A present from the King to Anne. This object was used to clean the ears, teeth and nails of its owner.

 Ring of Elizabeth I. Inside is a portrait of her mother Anne Boleyn and also her own portrait.

Coronation costume from the movie "Elizabeth". Gorgeous. 

 I'd like to go once again before the exhibition ends, it was one of the best ones I have ever seen ! 


Sunday, May 31, 2015

Sewing a cotton ribbon on a Regency straw hat

I finally received after a year a cotton ribbon to place on my straw hat, for more safety during windy days on reenactment field.
I opted for grosgrain (which is less rich than satin for a working class woman) in the color white for a summery feeling. 
I secured the ribbon with oversewing stitches, very discreet to the eye. 

Some quick pictures now !

Here's the final result, I admit at this state I didn't finish sewing it but you can see how the final result looks like ! I hope you all liked it :)

Until next time ;)


































1940s striped dress - PART 2 : Almost finished

Yes, the 1940s striped dess is almost done ! I am very pleased over all with how it looks and how it falls when I'm wearing it, I think using period pattern makes all the difference ! And I also made a second one from a cotton coupon I used for my regency day gown you can see here .

I just have now to find some beautiful 1940s buttons and also zippers for closure.

This dress was very easy to make, the pattern instructions were very clear and what I like that most is that it is from 1940 so the shape of the dress can't be more accurate. I recommand using period patterns for a total accuracy.

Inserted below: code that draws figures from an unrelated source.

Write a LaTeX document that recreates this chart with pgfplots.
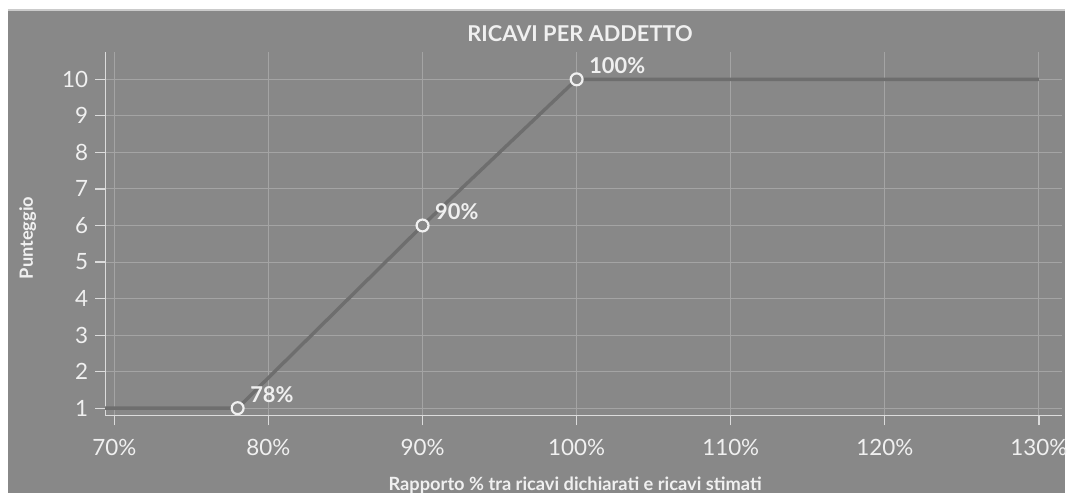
\documentclass[border=0pt]{standalone}
\usepackage{pgfplots}
\pgfplotsset{compat=1.18}
\usepackage{fontspec}
\setmainfont{Lato}
\definecolor{bg}{HTML}{888888}
\definecolor{gridc}{HTML}{A4A4A4}
\definecolor{axc}{HTML}{DCDCDC}
\definecolor{txt}{HTML}{F0F0F0}
\definecolor{linec}{HTML}{6E6E6E}
\begin{document}
\begin{tikzpicture}[x=1pt,y=1pt]
\fill[white] (0,0) rectangle (537,248.5);
\fill[bg] (4,0) rectangle (537,243.5);
\draw[color=axc!80!bg, line width=0.6pt] (4,243.5) -- (537,243.5);
\begin{axis}[
  at={(53pt,39pt)}, anchor=south west,
  width=482.5pt, height=183.5pt, scale only axis,
  xmin=69.4, xmax=131.5, ymin=0.8, ymax=10.76,
  axis x line=bottom, axis y line=left,
  axis line style={draw=axc, line width=0.6pt, -},
  tick align=outside, major tick length=5pt,
  tick style={draw=axc, line width=0.6pt},
  xtick={70,80,...,130}, ytick={1,...,10},
  xticklabel={\pgfmathprintnumber{\tick}\%},
  /pgf/number format/assume math mode=true,
  ticklabel style={font=\fontsize{11.3}{13}\selectfont, text=txt},
  xticklabel style={yshift=-3.5pt},
  grid=major,
  major grid style={draw=gridc, line width=0.5pt},
  clip=false,
]
\addplot[linec, line width=1.7pt] coordinates {(69.4,1) (78,1) (90,6) (100,10) (130,10)};
\addplot[only marks, mark=*, mark size=3pt,
  mark options={fill=bg, draw=txt, line width=1.1pt},
  nodes near coords, point meta=explicit symbolic,
  every node near coord/.append style={anchor=base west, xshift=2.5pt, yshift=3pt,
    font=\fontsize{11}{13}\selectfont\bfseries, text=txt}]
  coordinates {(78,1) [78\%] (90,6) [90\%] (100,10) [100\%]};
\end{axis}
\node[text=txt, font=\fontsize{11}{13}\selectfont\bfseries] at (292.5,231.5) {RICAVI PER ADDETTO};
\node[text=txt, font=\fontsize{9.2}{11}\selectfont\bfseries, rotate=90] at (14,128.5) {Punteggio};
\node[text=txt, font=\fontsize{9.2}{11}\selectfont\bfseries] at (290,4) {Rapporto \% tra ricavi dichiarati e ricavi stimati};
\end{tikzpicture}
\end{document}
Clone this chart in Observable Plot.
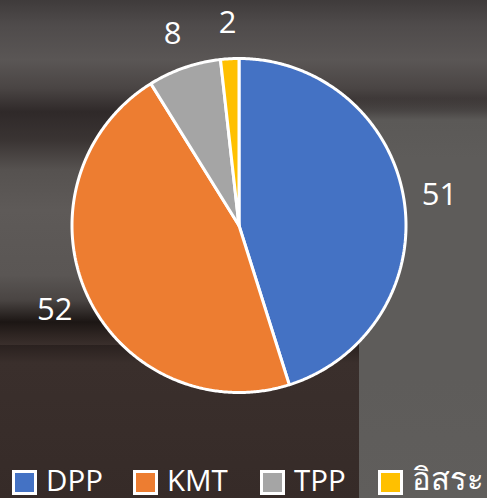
<!DOCTYPE html>
<html>
<head>
<meta charset="utf-8">
<script src="https://cdn.jsdelivr.net/npm/d3@7"></script>
<script src="https://cdn.jsdelivr.net/npm/@observablehq/plot@0.6"></script>
<style>
  html, body { margin: 0; padding: 0; }
  body {
    width: 487px; height: 498px; overflow: hidden; position: relative;
    font-family: "Open Sans", "Noto Sans", sans-serif;
    background:
      linear-gradient(to bottom, rgba(94,92,90,0) 0px, #5b5957 22px, #5e5c5a 60px, #5e5c5a 220px) 356px 98px / 131px 220px no-repeat,
      linear-gradient(to bottom, #5e5c5a, #5e5c5a 60px, #605e5c) 359px 318px / 128px 180px no-repeat,
      linear-gradient(to bottom, #2a211f 0px, #3a2f2c 18px, #362b28 153px) 0px 345px / 359px 153px no-repeat,
      linear-gradient(to bottom, #3f3b3b 0px, #4f4b4b 25px, #5a5655 60px, #4a4544 88px, #2f2929 112px, #3a3433 140px, #565250 170px, #5e5a58 210px, #5a5654 275px, #4a4543 300px, #1c1614 322px, #2e2522 335px, #3a2f2c 345px, #3a2f2c 498px);
  }
  #chart { position: absolute; left: 0; top: 0; }
  #legend { position: absolute; left: 12px; top: 460px; height: 38px; display: flex; align-items: center; color: #fff; font-size: 29.5px; white-space: nowrap; }
  .item { display: flex; align-items: center; }
  .sw { width: 19px; height: 19px; border: 3px solid #fff; margin-right: 9px; margin-top: 6px; flex: none; }
  .thai { font-size: 31px; }
</style>
</head>
<body>
<div id="chart"></div>
<div id="legend"></div>
<script>
const parties = ["DPP", "KMT", "TPP", "อิสระ"];
const seats = [51, 52, 8, 2];
const colors = ["#4472c4", "#ed7d31", "#a5a5a5", "#ffc000"];

const total = d3.sum(seats);
const slicePoints = [];
const labels = [];
let cum = 0;
parties.forEach((p, i) => {
  const a0 = cum / total * 2 * Math.PI;
  cum += seats[i];
  const a1 = cum / total * 2 * Math.PI;
  slicePoints.push({party: p, x: 0, y: 0});
  const n = Math.max(2, Math.ceil((a1 - a0) / (Math.PI / 360)));
  for (let k = 0; k <= n; k++) {
    const a = a0 + (a1 - a0) * k / n;
    slicePoints.push({party: p, x: Math.sin(a), y: Math.cos(a)});
  }
  slicePoints.push({party: p, x: 0, y: 0});
  const am = (a0 + a1) / 2;
  labels.push({party: p, value: seats[i], x: 1.215 * Math.sin(am), y: 1.215 * Math.cos(am)});
});

const chart = Plot.plot({
  width: 487,
  height: 460,
  marginLeft: 71.5,
  marginRight: 81.5,
  marginTop: 58,
  marginBottom: 68,
  x: {domain: [-1, 1], axis: null},
  y: {domain: [-1, 1], axis: null},
  color: {domain: parties, range: colors},
  style: {background: "transparent", overflow: "visible"},
  marks: [
    Plot.line(slicePoints, {x: "x", y: "y", z: "party", fill: "party", stroke: "white", strokeWidth: 3, strokeLinejoin: "miter", curve: "linear"}),
    Plot.text(labels, {x: "x", y: "y", text: d => String(d.value), fill: "white", fontSize: 31, fontFamily: "Open Sans, Noto Sans, sans-serif"})
  ]
});
document.getElementById("chart").appendChild(chart);

const itemWidths = [121, 127, 118, 100];
const legend = document.getElementById("legend");
parties.forEach((p, i) => {
  const item = document.createElement("div");
  item.className = "item";
  item.style.width = itemWidths[i] + "px";
  const sw = document.createElement("div");
  sw.className = "sw";
  sw.style.background = colors[i];
  const t = document.createElement("span");
  t.textContent = p;
  if (i === 3) t.className = "thai";
  item.appendChild(sw);
  item.appendChild(t);
  legend.appendChild(item);
});
</script>
</body>
</html>
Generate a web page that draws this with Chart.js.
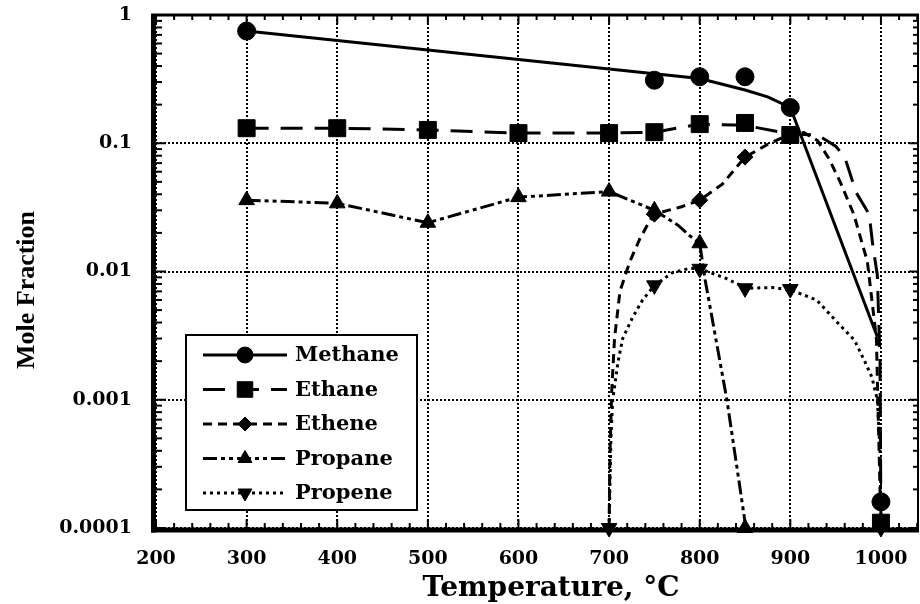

I'll rather be wearing the first one to stay at home, on lazy days. I forgot to take pictures of the belt, but new ones will be done once buttons and zippers are placed.


 A good iron is required but I didn't have the time yet to do so.. that's bad !!!

And my favourite one !! 





That's all so far, hope you all like it ! ;)






Sunday, May 3, 2015

Making a 1800 Short Gown

My dress wouldn't be complete without a short gown of the period, so here it is !

I've done research as usual before starting anything, first of all searching for authentic pieces for inspiration. I found these ones I liked :

 Shortgown, 1790s - 1810s.

Amsterdam Museum, 1800s.
 Netherlands, 1800s.



For pattern I sticked with Janet Arnold's "Morning dress c.1798 - 1805", I already used it on my previous gowns which can be seen here  and I modified the front pieces using this pattern found on pinterest : 



I used white heavy cotton fabric, and opted for a front opening tied under the bust and also up the breast. The sleeves are simple and straight, I first wanted to go for curved ones like spencer sleeves, but I admit it I was too lazy to figure out how to make them fit onto this bodice.
Everything is handsewn as always, I didn't get the chance to take my sewing machine with me to Paris so I do it the old way, and it's historically accurate so that's fine for me!





I didn't take pictures of the process, I did this short gown in a hurry because I have less than 20 days to make a French Napoleonic uniform to my boyfriend, and entirely handsewn so I apologize for the lack of "under progress" photos.

Overall I hope you all liked it, I did my best and experienced at the same time, taking risks since it's the first one I ever made.

Until next time !

Friday, April 17, 2015

1795s - 1800s coif

A quick post to update on my 1800s working outfit, today I finish the coif !

It is in thin cotton, and I have used this wondeful tutorial by Art beauty and well-ordered chaos, it has been so helpful and it worked right away! I am very pleased with how the coif turned out.
I now have to add a ribbon, and it's ready for reenacting.





Until next time :)

Friday, April 10, 2015

1940s striped dress - PART 1 : Pattern and fabric.

Spring is here and I have envies of 1940s clothing. I found a pretty coupon of striped fabric in Paris for only 5€ and when I've seen it I instantly imagined an early 40s dress made of it.

I did some research about striped dresses of that period,  to have an idea of how it will look and I found pretty things!

Here are my 3 favourites :





I will be using an authentic pattern I bought on etsy a year ago, I've never used it before so I don't know how it looks in real once the dress is finished.

On this picture you can see the true color of the fabric I bought, as a redhead green is my color to go with!

And here is the pattern I will be using.

Tomorrow I will be cutting into the fabric and maybe start sewing if time allows me to.